Elaine Auyoung (pronounced O-Young) is an associate professor of English and an affiliated faculty member of Gender, Women & Sexuality Studies and the Center for Cognitive Sciences. Her multidisciplinary interests include nineteenth-century British literature and culture, the experience of reading, psychological approaches to the arts, feminist epistemology, and learning in the humanities. Her scholarship seeks to recover forms of knowledge and experience that disciplinary norms and institutional structures systematically exclude or discount.
She is the author of When Fiction Feels Real: Representation and the Reading Mind, which draws on psychological research on reading and cognition to explore the relationship between novelistic technique and literary experience. This book accounts for how writers such as Jane Austen and Leo Tolstoy bring readers into intimate relation with fictional characters and worlds by engaging their embodied knowledge and their readiness to form social impressions. In chapters on Charles Dickens, George Eliot, and Thomas Hardy, Auyoung argues that realist aesthetics is also distinguished by readers’ mediated, one-sided relation to objects, experiences, and characters that are never within reach.

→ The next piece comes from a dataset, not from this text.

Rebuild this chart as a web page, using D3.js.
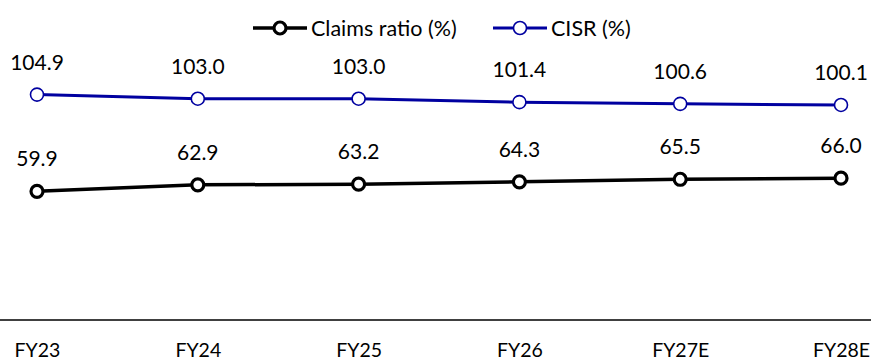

Professor Auyoung is currently working on two book projects:
“Becoming Sensitive” engages perspectives from education and perceptual learning to specify how literature and literary study transform our perception, preparing us to notice features of texts and experiences with greater nuance and precision. By calling attention to aspects of literary critical expertise that tend to be left tacit and to the blind spots that come with expertise in any domain, this project works toward a more explicit and inclusive approach to the teaching of literature. It also makes a fresh case for the value of “knowing with” the arts and humanities, a form of knowledge that has long been obscured by traditional approaches to educational assessment.
“Unselfing: What We Can Ask of the Arts" explores how fiction, poetry, visual art, music, and dance create uniquely powerful but fragile experiences of connection, belonging, even transcendence. It traces how the distinctive social and situational contexts in which we encounter the arts, and which artists and performers work to create, enable audiences to experience temporary forms of intimacy and solidarity unavailable in everyday life. By attending to how situational and relational contexts mediate our aesthetic emotions, “Unselfing” identifies a vital new role for aesthetic education in the twenty-first century: cultivating critical awareness of how we might continue to feel, judge, and act on behalf of others even in the absence of conditions that facilitate empathy and self-forgetfulness.